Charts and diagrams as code
## start
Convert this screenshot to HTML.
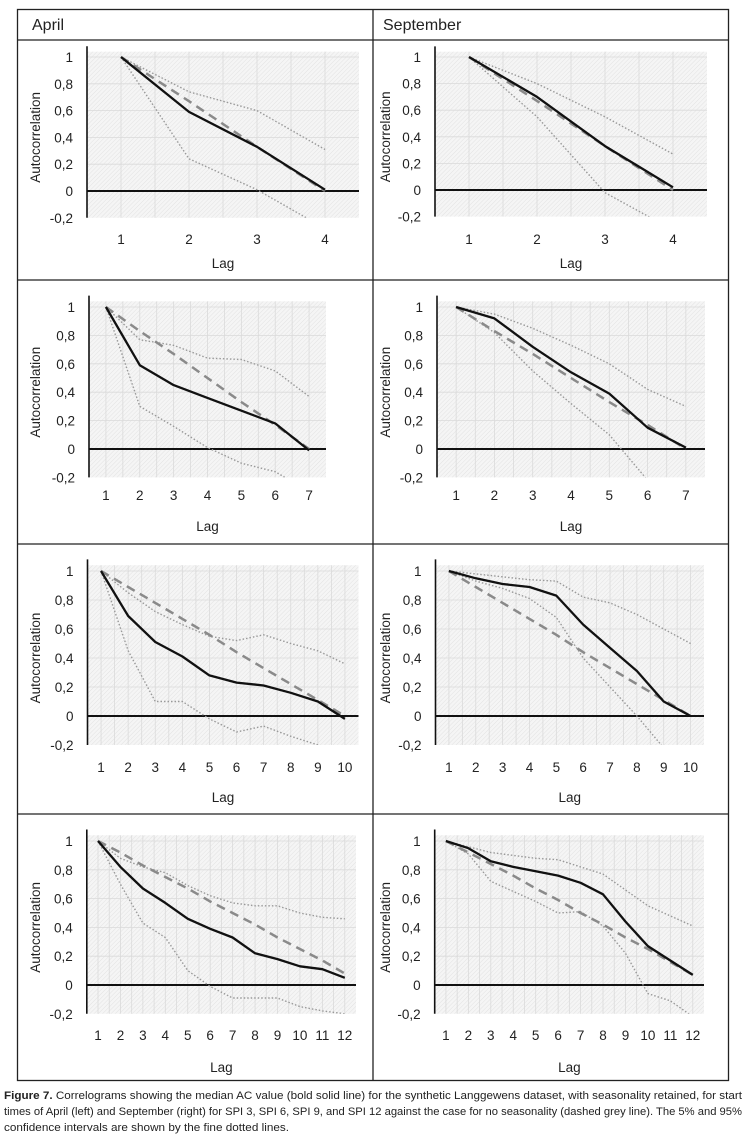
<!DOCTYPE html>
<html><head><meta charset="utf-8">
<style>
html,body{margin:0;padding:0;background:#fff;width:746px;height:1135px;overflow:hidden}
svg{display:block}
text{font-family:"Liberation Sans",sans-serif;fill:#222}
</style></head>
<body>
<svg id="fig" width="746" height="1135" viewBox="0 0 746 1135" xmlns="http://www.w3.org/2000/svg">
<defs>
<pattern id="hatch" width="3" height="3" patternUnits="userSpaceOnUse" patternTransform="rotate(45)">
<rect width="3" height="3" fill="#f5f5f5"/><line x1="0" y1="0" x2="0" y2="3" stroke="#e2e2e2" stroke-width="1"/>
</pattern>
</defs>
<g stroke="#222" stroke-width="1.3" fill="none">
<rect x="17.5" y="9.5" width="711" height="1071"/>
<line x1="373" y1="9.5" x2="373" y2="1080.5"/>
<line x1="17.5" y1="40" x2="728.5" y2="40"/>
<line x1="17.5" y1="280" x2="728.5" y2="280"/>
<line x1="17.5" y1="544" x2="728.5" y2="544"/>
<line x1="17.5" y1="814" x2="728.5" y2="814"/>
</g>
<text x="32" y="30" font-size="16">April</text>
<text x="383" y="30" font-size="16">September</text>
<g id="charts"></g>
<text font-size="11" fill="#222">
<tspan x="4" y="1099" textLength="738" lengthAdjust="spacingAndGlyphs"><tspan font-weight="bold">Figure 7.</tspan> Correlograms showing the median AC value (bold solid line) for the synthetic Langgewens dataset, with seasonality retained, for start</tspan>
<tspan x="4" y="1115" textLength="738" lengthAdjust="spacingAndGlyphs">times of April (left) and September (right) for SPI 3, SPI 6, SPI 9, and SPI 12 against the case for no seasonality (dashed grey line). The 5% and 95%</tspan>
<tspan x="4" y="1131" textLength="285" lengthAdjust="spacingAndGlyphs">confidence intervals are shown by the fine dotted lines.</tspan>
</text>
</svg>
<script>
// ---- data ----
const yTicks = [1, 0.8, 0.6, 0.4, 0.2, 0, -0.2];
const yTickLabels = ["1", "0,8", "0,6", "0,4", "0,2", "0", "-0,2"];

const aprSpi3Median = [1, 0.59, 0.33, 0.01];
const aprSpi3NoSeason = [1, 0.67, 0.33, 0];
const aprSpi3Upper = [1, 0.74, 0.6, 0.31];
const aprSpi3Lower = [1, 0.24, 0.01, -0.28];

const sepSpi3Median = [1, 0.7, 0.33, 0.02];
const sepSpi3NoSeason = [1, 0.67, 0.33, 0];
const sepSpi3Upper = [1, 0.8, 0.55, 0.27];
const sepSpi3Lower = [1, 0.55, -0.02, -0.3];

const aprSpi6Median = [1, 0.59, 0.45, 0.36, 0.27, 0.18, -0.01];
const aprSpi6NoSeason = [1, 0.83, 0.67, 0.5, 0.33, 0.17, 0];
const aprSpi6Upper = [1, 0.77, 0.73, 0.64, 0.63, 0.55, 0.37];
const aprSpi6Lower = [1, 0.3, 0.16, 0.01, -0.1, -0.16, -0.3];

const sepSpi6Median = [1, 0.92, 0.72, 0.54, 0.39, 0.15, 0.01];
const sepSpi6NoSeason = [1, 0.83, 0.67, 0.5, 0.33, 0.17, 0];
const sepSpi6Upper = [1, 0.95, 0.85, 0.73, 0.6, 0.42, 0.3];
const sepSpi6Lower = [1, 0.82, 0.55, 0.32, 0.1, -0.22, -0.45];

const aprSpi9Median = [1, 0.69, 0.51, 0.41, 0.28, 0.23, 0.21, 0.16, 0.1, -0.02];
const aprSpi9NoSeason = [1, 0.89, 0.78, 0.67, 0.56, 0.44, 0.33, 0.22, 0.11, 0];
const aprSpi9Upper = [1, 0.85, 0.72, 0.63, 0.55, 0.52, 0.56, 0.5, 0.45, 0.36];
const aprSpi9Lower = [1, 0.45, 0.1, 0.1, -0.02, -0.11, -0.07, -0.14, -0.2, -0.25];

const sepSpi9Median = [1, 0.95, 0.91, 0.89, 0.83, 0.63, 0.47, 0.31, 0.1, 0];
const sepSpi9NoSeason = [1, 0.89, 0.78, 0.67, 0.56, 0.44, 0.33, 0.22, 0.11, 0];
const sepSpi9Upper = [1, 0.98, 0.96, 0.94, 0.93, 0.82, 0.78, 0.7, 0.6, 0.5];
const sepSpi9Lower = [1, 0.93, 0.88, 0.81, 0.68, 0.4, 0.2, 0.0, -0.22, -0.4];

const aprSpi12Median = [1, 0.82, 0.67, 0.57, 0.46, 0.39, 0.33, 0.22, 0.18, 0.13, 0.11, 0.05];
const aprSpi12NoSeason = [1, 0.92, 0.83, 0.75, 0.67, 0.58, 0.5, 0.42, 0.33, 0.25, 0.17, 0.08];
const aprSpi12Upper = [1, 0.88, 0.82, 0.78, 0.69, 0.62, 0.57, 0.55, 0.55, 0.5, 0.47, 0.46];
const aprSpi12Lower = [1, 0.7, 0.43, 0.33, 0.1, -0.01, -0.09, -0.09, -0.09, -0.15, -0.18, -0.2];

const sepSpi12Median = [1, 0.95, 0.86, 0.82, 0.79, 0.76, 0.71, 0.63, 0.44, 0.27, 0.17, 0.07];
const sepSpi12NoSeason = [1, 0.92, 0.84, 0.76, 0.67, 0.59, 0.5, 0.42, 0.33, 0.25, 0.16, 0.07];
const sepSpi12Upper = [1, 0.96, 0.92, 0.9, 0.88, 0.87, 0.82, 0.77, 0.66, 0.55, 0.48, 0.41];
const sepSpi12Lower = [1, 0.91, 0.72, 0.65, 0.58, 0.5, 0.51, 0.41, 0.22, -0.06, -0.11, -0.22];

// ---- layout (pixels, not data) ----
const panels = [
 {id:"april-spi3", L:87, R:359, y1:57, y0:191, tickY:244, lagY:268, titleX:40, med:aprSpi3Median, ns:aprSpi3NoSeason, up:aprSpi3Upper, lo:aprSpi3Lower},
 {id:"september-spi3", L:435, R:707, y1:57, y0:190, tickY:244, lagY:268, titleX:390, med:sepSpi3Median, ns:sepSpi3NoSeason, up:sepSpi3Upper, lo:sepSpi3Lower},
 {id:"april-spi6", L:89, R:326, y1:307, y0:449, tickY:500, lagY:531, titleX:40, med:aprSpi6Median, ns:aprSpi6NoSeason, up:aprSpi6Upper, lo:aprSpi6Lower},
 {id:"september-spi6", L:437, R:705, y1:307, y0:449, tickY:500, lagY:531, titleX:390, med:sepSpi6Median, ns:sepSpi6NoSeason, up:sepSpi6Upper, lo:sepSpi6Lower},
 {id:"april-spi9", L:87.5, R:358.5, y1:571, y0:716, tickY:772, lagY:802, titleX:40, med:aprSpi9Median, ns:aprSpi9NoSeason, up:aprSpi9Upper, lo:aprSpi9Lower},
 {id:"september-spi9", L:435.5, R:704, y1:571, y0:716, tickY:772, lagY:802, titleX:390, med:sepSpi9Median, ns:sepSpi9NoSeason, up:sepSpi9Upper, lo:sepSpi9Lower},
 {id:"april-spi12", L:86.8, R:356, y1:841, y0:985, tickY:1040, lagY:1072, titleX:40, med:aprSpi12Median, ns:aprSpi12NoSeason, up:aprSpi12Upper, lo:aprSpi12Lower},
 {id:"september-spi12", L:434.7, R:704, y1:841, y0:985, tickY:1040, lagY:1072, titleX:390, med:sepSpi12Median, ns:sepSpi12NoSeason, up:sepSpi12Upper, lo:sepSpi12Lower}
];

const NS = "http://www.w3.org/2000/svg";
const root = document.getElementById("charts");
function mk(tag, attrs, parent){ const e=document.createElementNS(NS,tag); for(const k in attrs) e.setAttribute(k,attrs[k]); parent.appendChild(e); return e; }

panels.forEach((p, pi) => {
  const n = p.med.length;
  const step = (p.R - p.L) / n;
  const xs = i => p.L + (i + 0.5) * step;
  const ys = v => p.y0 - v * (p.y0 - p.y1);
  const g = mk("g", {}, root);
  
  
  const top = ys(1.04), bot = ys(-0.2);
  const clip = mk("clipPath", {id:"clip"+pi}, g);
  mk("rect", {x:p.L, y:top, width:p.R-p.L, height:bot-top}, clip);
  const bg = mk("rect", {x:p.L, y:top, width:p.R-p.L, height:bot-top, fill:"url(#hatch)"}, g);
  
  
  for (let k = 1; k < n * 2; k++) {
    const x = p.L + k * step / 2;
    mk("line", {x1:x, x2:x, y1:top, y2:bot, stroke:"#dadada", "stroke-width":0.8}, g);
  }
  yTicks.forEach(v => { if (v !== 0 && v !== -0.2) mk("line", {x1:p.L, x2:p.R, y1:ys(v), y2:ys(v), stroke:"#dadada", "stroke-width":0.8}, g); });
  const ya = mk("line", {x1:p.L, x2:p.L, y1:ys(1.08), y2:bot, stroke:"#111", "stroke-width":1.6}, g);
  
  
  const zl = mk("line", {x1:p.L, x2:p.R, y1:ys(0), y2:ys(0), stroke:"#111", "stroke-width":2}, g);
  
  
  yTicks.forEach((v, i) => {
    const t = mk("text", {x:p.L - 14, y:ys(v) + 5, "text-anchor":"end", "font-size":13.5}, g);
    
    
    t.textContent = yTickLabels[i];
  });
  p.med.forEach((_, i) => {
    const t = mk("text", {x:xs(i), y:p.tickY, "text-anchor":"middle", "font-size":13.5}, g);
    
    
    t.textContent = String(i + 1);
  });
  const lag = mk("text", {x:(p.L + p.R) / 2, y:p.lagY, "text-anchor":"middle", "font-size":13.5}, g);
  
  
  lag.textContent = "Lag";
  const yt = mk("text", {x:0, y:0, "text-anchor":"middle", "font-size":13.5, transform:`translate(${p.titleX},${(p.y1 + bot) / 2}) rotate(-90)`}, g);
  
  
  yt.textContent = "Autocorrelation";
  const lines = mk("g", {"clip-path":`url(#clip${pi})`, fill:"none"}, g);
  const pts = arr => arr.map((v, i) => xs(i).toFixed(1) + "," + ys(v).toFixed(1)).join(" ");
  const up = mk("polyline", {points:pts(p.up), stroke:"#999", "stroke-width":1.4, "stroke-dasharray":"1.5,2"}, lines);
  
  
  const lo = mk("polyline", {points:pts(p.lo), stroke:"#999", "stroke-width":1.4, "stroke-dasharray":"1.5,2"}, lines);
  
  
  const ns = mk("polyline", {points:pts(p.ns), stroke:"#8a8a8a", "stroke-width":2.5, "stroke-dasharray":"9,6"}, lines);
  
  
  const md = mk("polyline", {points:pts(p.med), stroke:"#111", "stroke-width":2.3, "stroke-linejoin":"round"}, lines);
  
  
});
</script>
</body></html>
## end
## start
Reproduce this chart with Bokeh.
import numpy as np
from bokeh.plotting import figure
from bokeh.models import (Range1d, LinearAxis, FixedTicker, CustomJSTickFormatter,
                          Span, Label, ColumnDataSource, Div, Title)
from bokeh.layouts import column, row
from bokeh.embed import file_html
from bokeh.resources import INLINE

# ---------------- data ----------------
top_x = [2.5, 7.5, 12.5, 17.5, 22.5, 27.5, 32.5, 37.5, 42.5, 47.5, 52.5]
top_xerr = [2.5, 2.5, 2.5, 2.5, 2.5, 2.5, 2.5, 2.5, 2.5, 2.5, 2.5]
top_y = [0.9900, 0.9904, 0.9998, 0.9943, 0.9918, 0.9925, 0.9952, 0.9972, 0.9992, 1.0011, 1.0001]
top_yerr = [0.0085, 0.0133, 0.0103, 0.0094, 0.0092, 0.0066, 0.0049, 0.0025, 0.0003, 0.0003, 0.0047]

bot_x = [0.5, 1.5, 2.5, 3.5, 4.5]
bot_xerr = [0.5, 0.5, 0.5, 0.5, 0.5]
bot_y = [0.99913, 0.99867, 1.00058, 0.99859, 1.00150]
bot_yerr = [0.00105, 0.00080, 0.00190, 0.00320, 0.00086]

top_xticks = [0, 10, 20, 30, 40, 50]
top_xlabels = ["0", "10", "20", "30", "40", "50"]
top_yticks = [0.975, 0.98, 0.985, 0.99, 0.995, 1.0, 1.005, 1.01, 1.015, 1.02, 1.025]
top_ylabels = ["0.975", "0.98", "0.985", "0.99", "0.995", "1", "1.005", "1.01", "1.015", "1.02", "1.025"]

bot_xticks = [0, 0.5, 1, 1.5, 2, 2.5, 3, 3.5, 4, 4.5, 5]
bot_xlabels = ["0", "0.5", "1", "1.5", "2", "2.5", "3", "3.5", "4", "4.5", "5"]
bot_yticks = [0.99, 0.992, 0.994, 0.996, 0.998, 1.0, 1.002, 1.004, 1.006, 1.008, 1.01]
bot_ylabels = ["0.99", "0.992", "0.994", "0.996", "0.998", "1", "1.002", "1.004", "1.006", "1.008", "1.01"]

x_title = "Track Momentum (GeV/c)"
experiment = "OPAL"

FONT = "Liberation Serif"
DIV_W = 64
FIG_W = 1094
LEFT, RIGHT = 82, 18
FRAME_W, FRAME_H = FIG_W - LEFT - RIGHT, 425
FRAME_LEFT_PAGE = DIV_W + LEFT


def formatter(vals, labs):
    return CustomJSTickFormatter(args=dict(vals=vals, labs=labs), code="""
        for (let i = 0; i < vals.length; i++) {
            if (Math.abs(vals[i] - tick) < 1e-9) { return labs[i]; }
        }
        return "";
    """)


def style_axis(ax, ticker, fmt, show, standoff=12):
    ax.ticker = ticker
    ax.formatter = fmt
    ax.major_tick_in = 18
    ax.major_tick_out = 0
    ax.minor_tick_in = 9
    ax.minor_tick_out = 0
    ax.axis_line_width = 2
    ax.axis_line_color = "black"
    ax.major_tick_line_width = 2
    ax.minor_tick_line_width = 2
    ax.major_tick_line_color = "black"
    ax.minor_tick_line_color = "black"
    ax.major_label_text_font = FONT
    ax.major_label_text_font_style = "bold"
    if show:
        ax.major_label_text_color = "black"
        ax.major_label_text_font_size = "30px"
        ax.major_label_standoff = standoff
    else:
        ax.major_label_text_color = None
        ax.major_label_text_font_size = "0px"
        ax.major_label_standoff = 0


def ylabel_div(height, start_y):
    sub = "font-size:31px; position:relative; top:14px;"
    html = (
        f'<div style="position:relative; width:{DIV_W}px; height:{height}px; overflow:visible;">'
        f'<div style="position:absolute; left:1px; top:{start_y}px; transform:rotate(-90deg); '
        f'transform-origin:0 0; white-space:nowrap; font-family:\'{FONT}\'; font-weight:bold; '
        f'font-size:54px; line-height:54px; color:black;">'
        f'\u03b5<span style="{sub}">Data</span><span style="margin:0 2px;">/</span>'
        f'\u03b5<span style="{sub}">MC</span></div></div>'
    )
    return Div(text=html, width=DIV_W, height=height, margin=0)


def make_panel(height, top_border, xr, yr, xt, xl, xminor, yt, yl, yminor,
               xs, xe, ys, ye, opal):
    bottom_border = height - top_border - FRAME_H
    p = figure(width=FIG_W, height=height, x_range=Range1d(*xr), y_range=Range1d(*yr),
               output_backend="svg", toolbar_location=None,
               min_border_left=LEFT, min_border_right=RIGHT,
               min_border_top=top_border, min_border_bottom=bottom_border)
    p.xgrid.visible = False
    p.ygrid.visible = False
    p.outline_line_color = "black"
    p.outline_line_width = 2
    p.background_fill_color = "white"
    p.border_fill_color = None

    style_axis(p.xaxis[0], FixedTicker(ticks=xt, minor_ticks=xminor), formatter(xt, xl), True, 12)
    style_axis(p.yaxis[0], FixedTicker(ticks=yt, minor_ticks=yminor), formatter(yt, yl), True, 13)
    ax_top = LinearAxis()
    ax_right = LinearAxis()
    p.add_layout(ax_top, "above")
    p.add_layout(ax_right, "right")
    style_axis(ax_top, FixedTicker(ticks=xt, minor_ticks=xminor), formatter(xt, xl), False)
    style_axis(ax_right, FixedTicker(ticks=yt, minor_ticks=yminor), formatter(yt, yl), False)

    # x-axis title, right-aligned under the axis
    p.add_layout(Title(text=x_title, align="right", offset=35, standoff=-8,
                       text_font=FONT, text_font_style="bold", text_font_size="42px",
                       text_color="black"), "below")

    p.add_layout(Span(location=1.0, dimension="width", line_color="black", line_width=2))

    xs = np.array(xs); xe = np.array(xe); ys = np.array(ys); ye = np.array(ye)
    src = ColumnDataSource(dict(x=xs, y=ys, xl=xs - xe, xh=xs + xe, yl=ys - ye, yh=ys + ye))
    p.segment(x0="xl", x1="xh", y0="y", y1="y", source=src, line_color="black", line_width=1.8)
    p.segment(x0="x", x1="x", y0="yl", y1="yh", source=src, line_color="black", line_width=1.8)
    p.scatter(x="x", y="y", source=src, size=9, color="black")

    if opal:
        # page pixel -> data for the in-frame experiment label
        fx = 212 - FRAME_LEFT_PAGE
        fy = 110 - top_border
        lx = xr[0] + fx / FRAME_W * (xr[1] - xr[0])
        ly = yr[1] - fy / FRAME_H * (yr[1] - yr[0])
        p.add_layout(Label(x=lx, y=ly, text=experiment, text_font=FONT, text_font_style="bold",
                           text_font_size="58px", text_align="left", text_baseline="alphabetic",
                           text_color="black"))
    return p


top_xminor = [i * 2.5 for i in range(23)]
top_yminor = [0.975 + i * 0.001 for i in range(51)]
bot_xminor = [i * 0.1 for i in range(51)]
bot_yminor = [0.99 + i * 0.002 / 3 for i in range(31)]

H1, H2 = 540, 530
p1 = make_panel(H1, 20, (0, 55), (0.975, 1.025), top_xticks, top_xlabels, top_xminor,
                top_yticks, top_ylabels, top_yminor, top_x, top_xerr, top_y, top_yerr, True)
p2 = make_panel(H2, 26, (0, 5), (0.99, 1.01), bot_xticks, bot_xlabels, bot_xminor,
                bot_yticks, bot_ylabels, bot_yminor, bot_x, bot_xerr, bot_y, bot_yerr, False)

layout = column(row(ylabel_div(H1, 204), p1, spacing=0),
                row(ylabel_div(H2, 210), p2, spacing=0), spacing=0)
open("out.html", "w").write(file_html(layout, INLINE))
## end
> **Work to do**
Extract exactly and only the lines above from the line containing "Reproduce this chart with Bokeh." through the line containing "FRAME_LEFT_PAGE = DIV_W + LEFT", both end lines included.

> **Exercise answer**
Reproduce this chart with Bokeh.
import numpy as np
from bokeh.plotting import figure
from bokeh.models import (Range1d, LinearAxis, FixedTicker, CustomJSTickFormatter,
                          Span, Label, ColumnDataSource, Div, Title)
from bokeh.layouts import column, row
from bokeh.embed import file_html
from bokeh.resources import INLINE

# ---------------- data ----------------
top_x = [2.5, 7.5, 12.5, 17.5, 22.5, 27.5, 32.5, 37.5, 42.5, 47.5, 52.5]
top_xerr = [2.5, 2.5, 2.5, 2.5, 2.5, 2.5, 2.5, 2.5, 2.5, 2.5, 2.5]
top_y = [0.9900, 0.9904, 0.9998, 0.9943, 0.9918, 0.9925, 0.9952, 0.9972, 0.9992, 1.0011, 1.0001]
top_yerr = [0.0085, 0.0133, 0.0103, 0.0094, 0.0092, 0.0066, 0.0049, 0.0025, 0.0003, 0.0003, 0.0047]

bot_x = [0.5, 1.5, 2.5, 3.5, 4.5]
bot_xerr = [0.5, 0.5, 0.5, 0.5, 0.5]
bot_y = [0.99913, 0.99867, 1.00058, 0.99859, 1.00150]
bot_yerr = [0.00105, 0.00080, 0.00190, 0.00320, 0.00086]

top_xticks = [0, 10, 20, 30, 40, 50]
top_xlabels = ["0", "10", "20", "30", "40", "50"]
top_yticks = [0.975, 0.98, 0.985, 0.99, 0.995, 1.0, 1.005, 1.01, 1.015, 1.02, 1.025]
top_ylabels = ["0.975", "0.98", "0.985", "0.99", "0.995", "1", "1.005", "1.01", "1.015", "1.02", "1.025"]

bot_xticks = [0, 0.5, 1, 1.5, 2, 2.5, 3, 3.5, 4, 4.5, 5]
bot_xlabels = ["0", "0.5", "1", "1.5", "2", "2.5", "3", "3.5", "4", "4.5", "5"]
bot_yticks = [0.99, 0.992, 0.994, 0.996, 0.998, 1.0, 1.002, 1.004, 1.006, 1.008, 1.01]
bot_ylabels = ["0.99", "0.992", "0.994", "0.996", "0.998", "1", "1.002", "1.004", "1.006", "1.008", "1.01"]

x_title = "Track Momentum (GeV/c)"
experiment = "OPAL"

FONT = "Liberation Serif"
DIV_W = 64
FIG_W = 1094
LEFT, RIGHT = 82, 18
FRAME_W, FRAME_H = FIG_W - LEFT - RIGHT, 425
FRAME_LEFT_PAGE = DIV_W + LEFT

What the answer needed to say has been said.